We are learning more about the health risks associated with air pollution, and especially with that caused by wood burning stoves.
Some of us are old enough to remember the smogs of the 50’s – a visual reminder of the large particles of air pollution caused by burning coal.
Some us saw the woodburner as an eco solution, to replace the large particulate pollution of coal, and apparently have a lower carbon footprint.
We now find that the visible pollutants of the past have been replaced by the invisible pollutants of the present, which in some ways are more dangerous.
The problems with micro-pollutants – from cars and wood etc – are somewhat due to the small size of the particles – which can penetrate every cell of our body – and the chemical nature of the particles – and their effect on our organs.
The latest version of figures of pollution are measured in micrometres. The real nasties are PM2.5 which mean they are 2.5 micrometres or less, and for your comparison the human hair is about 100 micrometres wide. Their small size ensures that they can introduce a wide variety of deadly chemicals into every cell in your body – fed by blood flow.
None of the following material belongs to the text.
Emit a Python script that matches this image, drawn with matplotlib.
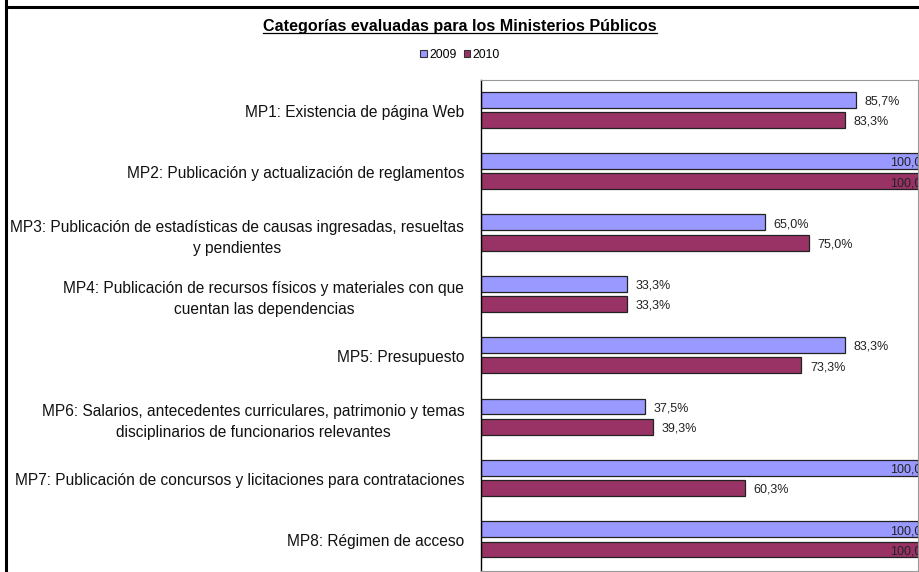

We are familiar with the current fury about diesel engines which visually (and invisibly) pollute our roads, but scientists now claim that the pollution from one modern woodburning stove is equivalent to 18 diesel engine emissions or 6 big artics. Evidence is building up of a litany of associations of woodburners and all major deaths in the UK – 4 of 5 major causes of death have an air pollution connection. We long ago gave up smoking because we learned of the problems of inhaling tobacco smoke. Now, walking your kids to school in the morning can be equivalent to giving them a couple of cigarettes.
We need to end our reliance on wood burning stoves and move to something cleaner. At this moment the only solution is an air/ground source heat pump. They usually produce 3 or 4 units of heat from one unit of electricity, so we need a clean source of electricity to power them. They also work most efficiently in insulated homes, but that is true for every source of heat in our homes. If you live in an old home in a conservation area like Peasenhall, it can be problematic to get permission to insulate/improve your home. Through the Parish Council we are exploring ways of negotiating with the Conservation Planners to adapt building codes to the 21stC.
Many of us have woodburners in our homes, but the science that is emerging of the associated health risks, can inhibit our use of them, but you cannot just abandon them. Some guidelines:
– use the correct fuel – dried wood from an established source, but not pallets or waste wood with surface finishes
– replace old inefficient stoves – they eat wood and don’t burn the wood efficiently – and replace with an eco-stove (ie all sold from 2020) which still pollutes but more efficiently.
– seems counter-intuitive, but use your oil burner more (costs more but pollutes less) and use your wood burner less often.